Placing a restriction on the number of runs in a processing sequence, however, has limitations, since the variation in pad oxide layer thickness among wafers in such a sequence can vary by as much as 40 angstroms (typically about 70˜110 angstroms). Furthermore, the silicon oxide precipitates form quickly in the processing tank and have a tendency to become attached to the wafer surface. This induces surface defects in the devices being fabricated on the wafers.
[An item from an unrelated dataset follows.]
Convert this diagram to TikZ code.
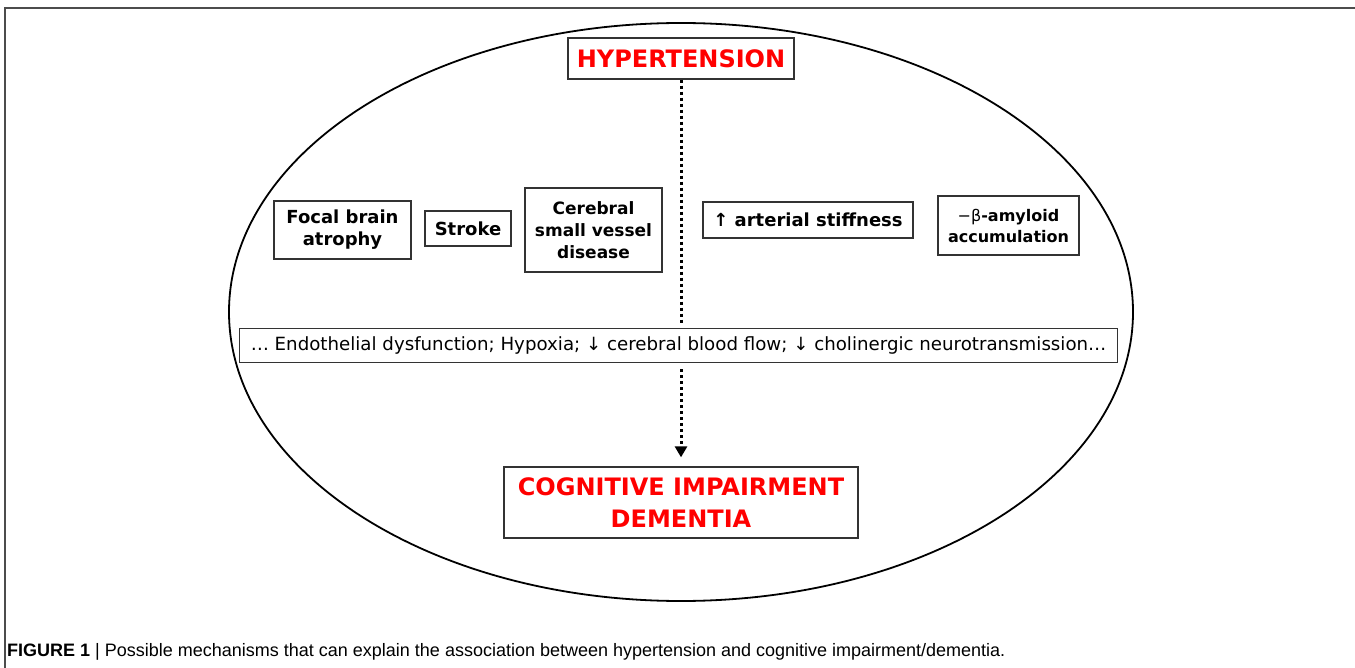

Accordingly, a novel method is needed for the etching of a silicon nitride layer from a pad oxide layer and etching of the pad oxide layer to a desired target thickness, such as during the fabrication of STI structures on semiconductor wafers, while eliminating or substantially reducing the formation of silicon oxide precipitates in the oxide-etching medium.
An object of the present invention is to provide a novel method for etching an oxide layer to a selected target thickness.
Another object of the present invention is to provide a novel method for stripping a silicon nitride layer from a pad oxide layer and etching the pad oxide layer to a selected target thickness.
Yet another object of the present invention is to provide a novel method in which a silicon nitride layer is stripped from a pad oxide layer and the pad oxide layer is etched to a selected target thickness in separate processing tanks.
Still another object of the present invention is to provide a novel method which is capable of achieving a thickness for a pad oxide layer to within about 5 angstroms of a target thickness for the layer.
Yet another object of the present invention is to provide a novel method which prevents or substantially reduces the accumulation of silicon oxide precipitates in a processing tank in which the etching of a pad oxide layer to a selected target thickness is carried out.
A still further object of the present invention is to provide a novel dual-tank etch method which is suitable for any process in which it is necessary to strip a silicon nitride layer from a pad oxide layer and etch the pad oxide layer to a selected target thickness, including but not limited to the fabrication of shallow trench isolation (STI) structures.
Another object of the present invention is to provide a novel dual-tank etch method which eliminates or substantially reduces the formation of defects on wafers caused by silicon oxide precipitates in an etchant medium.